STORED DATA -
** begin **
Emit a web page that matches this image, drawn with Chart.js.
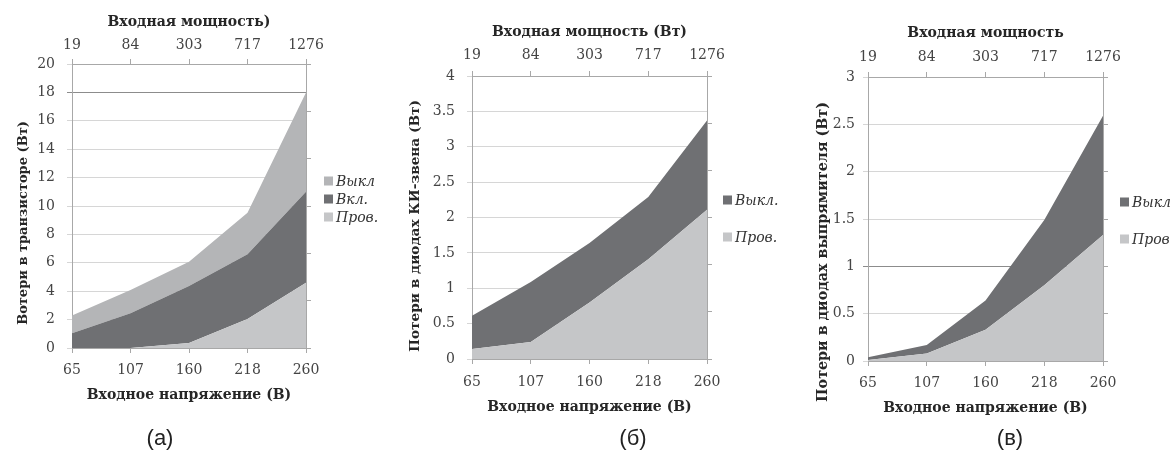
<!DOCTYPE html>
<html>
<head>
<meta charset="utf-8">
<script src="https://cdn.jsdelivr.net/npm/chart.js@4.4.0/dist/chart.umd.min.js"></script>
<style>
  body { margin: 0; background: #fff; width: 1171px; height: 452px; position: relative; overflow: hidden; }
  .panel { position: absolute; top: 0; height: 452px; }
  .cap { position: absolute; top: 438px; font: 22px "Liberation Sans", Arial, sans-serif; color: #222; transform: translate(-50%, -50%); }
</style>
</head>
<body>
<div class="panel" style="left:0;width:390px"><canvas id="chartA"></canvas></div>
<div class="panel" style="left:390px;width:390px"><canvas id="chartB"></canvas></div>
<div class="panel" style="left:780px;width:391px"><canvas id="chartV"></canvas></div>
<div class="cap" style="left:160px">(а)</div>
<div class="cap" style="left:633px">(б)</div>
<div class="cap" style="left:1010px">(в)</div>

<script>
// входное напряжение (нижняя ось) и входная мощность (верхняя ось)
const voltage = ['65', '107', '160', '218', '260'];
const power = ['19', '84', '303', '717', '1276'];

// (а) потери в транзисторе, Вт (слои стопки снизу вверх)
const provA = [0, 0, 0.35, 2.05, 4.6];
const vklA = [1.03, 2.44, 4.02, 4.55, 6.4];
const vyklA = [1.25, 1.64, 1.71, 2.93, 7.0];

// (б) потери в диодах КИ-звена, Вт
const provB = [0.14, 0.24, 0.80, 1.41, 2.11];
const vyklB = [0.47, 0.85, 0.84, 0.88, 1.26];

// (в) потери в диодах выпрямителя, Вт
const provV = [0.01, 0.08, 0.33, 0.80, 1.33];
const vyklV = [0.03, 0.09, 0.31, 0.69, 1.26];

const SERIF = '"DejaVu Serif", "Liberation Serif", serif';
const LIGHT = '#c5c6c8';
const MID = '#b4b5b7';
const DARK = '#6f7073';
const GRID = '#d6d6d6';
const AXIS = '#a8a8a8';
const TICK = '#444';
const TITLE = '#262626';

// подписи оси Y и легенда справа
const panelText = {
    id: 'panelText',
    afterDraw(chart, args, o) {
        const ctx = chart.ctx;
        ctx.save();
        ctx.font = 'bold ' + o.titleSize + 'px ' + SERIF;
        ctx.fillStyle = TITLE;
        ctx.textAlign = 'center';
        ctx.textBaseline = 'middle';
        ctx.translate(o.titleX, o.titleY);
        ctx.rotate(-Math.PI / 2);
        ctx.fillText(o.title, 0, 0);
        ctx.restore();

        const sets = chart.data.datasets.slice().reverse();
        ctx.save();
        ctx.font = 'italic 14px ' + SERIF;
        ctx.textBaseline = 'middle';
        sets.forEach((ds, i) => {
            const y = o.legendY + i * o.legendGap;
            ctx.fillStyle = ds.backgroundColor;
            ctx.fillRect(o.legendX, y - 4.5, 9, 9);
            ctx.fillStyle = '#333';
            ctx.fillText(ds.label, o.legendX + 12, y + 1);
        });
        ctx.restore();
    }
};

function area(label, data, color, first) {
    return {
        label: label,
        data: data,
        backgroundColor: color,
        borderColor: 'rgba(0,0,0,0)',
        borderWidth: 0,
        pointRadius: 0,
        tension: 0,
        fill: first ? 'origin' : '-1'
    };
}

function makeChart(id, datasets, p) {
    const tickFont = { family: SERIF, size: 14 };
    const titleFont = { family: SERIF, size: 14, weight: 'bold' };
    return new Chart(document.getElementById(id), {
        type: 'line',
        data: { labels: voltage, datasets: datasets },
        plugins: [panelText],
        options: {
            responsive: true,
            maintainAspectRatio: false,
            animation: false,
            locale: 'en-US',
            layout: { padding: { left: 0, top: 0, right: p.padRight, bottom: p.padBottom } },
            plugins: {
                legend: { display: false },
                tooltip: { enabled: false },
                panelText: p.text
            },
            scales: {
                x: {
                    position: 'bottom',
                    offset: false,
                    grid: { drawOnChartArea: false, tickLength: 5, color: AXIS },
                    border: { color: AXIS },
                    ticks: { padding: p.xPad, color: TICK, font: tickFont, maxRotation: 0, autoSkip: false },
                    title: { display: true, text: 'Входное напряжение (В)', color: TITLE, font: titleFont,
                             padding: { top: 0, bottom: p.xTitlePad } },
                    afterFit: s => { s.height = p.xHeight; }
                },
                x2: {
                    type: 'category',
                    position: 'top',
                    labels: power,
                    offset: false,
                    grid: { drawOnChartArea: false, tickLength: 5, color: AXIS },
                    border: { color: AXIS },
                    ticks: { padding: p.x2Pad, color: TICK, font: tickFont, maxRotation: 0, autoSkip: false },
                    title: { display: true, text: p.topTitle, color: TITLE, font: titleFont,
                             padding: { top: p.x2TitlePad, bottom: 0 } },
                    afterFit: s => { s.height = p.top; }
                },
                y: {
                    position: 'left',
                    stacked: true,
                    min: 0,
                    max: p.max,
                    grid: {
                        tickLength: 5,
                        color: c => (c.tick && c.tick.value === p.mark) ? '#8c8c8c' : GRID
                    },
                    border: { color: AXIS },
                    ticks: { stepSize: p.step, padding: p.yPad, color: TICK, font: tickFont,
                             callback: v => String(v) },
                    afterFit: s => { s.width = p.left; }
                },
                y2: {
                    position: 'right',
                    min: 0,
                    max: 6,
                    grid: { drawOnChartArea: false, tickLength: 5, color: AXIS },
                    border: { color: AXIS },
                    ticks: { display: false, stepSize: 1 },
                    afterFit: s => { s.width = 8; }
                }
            }
        }
    });
}

makeChart('chartA', [
    area('Пров.', provA, LIGHT, true),
    area('Вкл.', vklA, DARK),
    area('Выкл', vyklA, MID)
], {
    max: 20, step: 2, mark: 18,
    left: 72, top: 64, xHeight: 60, padRight: 76, padBottom: 44,
    xPad: 8.6, xTitlePad: 4.6, x2Pad: 5.6, x2TitlePad: 13.6, yPad: 12,
    topTitle: 'Входная мощность)',
    text: { title: 'Вотери в транзисторе (Вт)', titleSize: 13, titleX: 24, titleY: 223,
            legendX: 324, legendY: 181, legendGap: 18 }
});

makeChart('chartB', [
    area('Пров.', provB, LIGHT, true),
    area('Выкл.', vyklB, DARK)
], {
    max: 4, step: 0.5, mark: null,
    left: 82, top: 76, xHeight: 60, padRight: 65, padBottom: 33,
    xPad: 9.6, xTitlePad: 3.6, x2Pad: 7.6, x2TitlePad: 23.6, yPad: 12,
    topTitle: 'Входная мощность (Вт)',
    text: { title: 'Потери в диодах КИ-звена (Вт)', titleSize: 13.7, titleX: 25, titleY: 226,
            legendX: 333, legendY: 200, legendGap: 37 }
});

makeChart('chartV', [
    area('Пров.', provV, LIGHT, true),
    area('Выкл.', vyklV, DARK)
], {
    max: 3, step: 0.5, mark: 1,
    left: 88, top: 77, xHeight: 60, padRight: 60, padBottom: 31,
    xPad: 8.6, xTitlePad: 4.6, x2Pad: 6.6, x2TitlePad: 24.6, yPad: 8,
    topTitle: 'Входная мощность',
    text: { title: 'Потери в диодах выпрямителя (Вт)', titleSize: 14.3, titleX: 43, titleY: 252,
            legendX: 340, legendY: 202, legendGap: 37 }
});
</script>
</body>
</html>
** end **
STATED GOAL - Emit the lines of the material exactly, from its first line to the line containing "const TITLE = '#262626';", inclusive; leave every picture out.

ANSWER TO THE EXERCISE -
Emit a web page that matches this image, drawn with Chart.js.
<!DOCTYPE html>
<html>
<head>
<meta charset="utf-8">
<script src="https://cdn.jsdelivr.net/npm/chart.js@4.4.0/dist/chart.umd.min.js"></script>
<style>
  body { margin: 0; background: #fff; width: 1171px; height: 452px; position: relative; overflow: hidden; }
  .panel { position: absolute; top: 0; height: 452px; }
  .cap { position: absolute; top: 438px; font: 22px "Liberation Sans", Arial, sans-serif; color: #222; transform: translate(-50%, -50%); }
</style>
</head>
<body>
<div class="panel" style="left:0;width:390px"><canvas id="chartA"></canvas></div>
<div class="panel" style="left:390px;width:390px"><canvas id="chartB"></canvas></div>
<div class="panel" style="left:780px;width:391px"><canvas id="chartV"></canvas></div>
<div class="cap" style="left:160px">(а)</div>
<div class="cap" style="left:633px">(б)</div>
<div class="cap" style="left:1010px">(в)</div>

<script>
// входное напряжение (нижняя ось) и входная мощность (верхняя ось)
const voltage = ['65', '107', '160', '218', '260'];
const power = ['19', '84', '303', '717', '1276'];

// (а) потери в транзисторе, Вт (слои стопки снизу вверх)
const provA = [0, 0, 0.35, 2.05, 4.6];
const vklA = [1.03, 2.44, 4.02, 4.55, 6.4];
const vyklA = [1.25, 1.64, 1.71, 2.93, 7.0];

// (б) потери в диодах КИ-звена, Вт
const provB = [0.14, 0.24, 0.80, 1.41, 2.11];
const vyklB = [0.47, 0.85, 0.84, 0.88, 1.26];

// (в) потери в диодах выпрямителя, Вт
const provV = [0.01, 0.08, 0.33, 0.80, 1.33];
const vyklV = [0.03, 0.09, 0.31, 0.69, 1.26];

const SERIF = '"DejaVu Serif", "Liberation Serif", serif';
const LIGHT = '#c5c6c8';
const MID = '#b4b5b7';
const DARK = '#6f7073';
const GRID = '#d6d6d6';
const AXIS = '#a8a8a8';
const TICK = '#444';
const TITLE = '#262626';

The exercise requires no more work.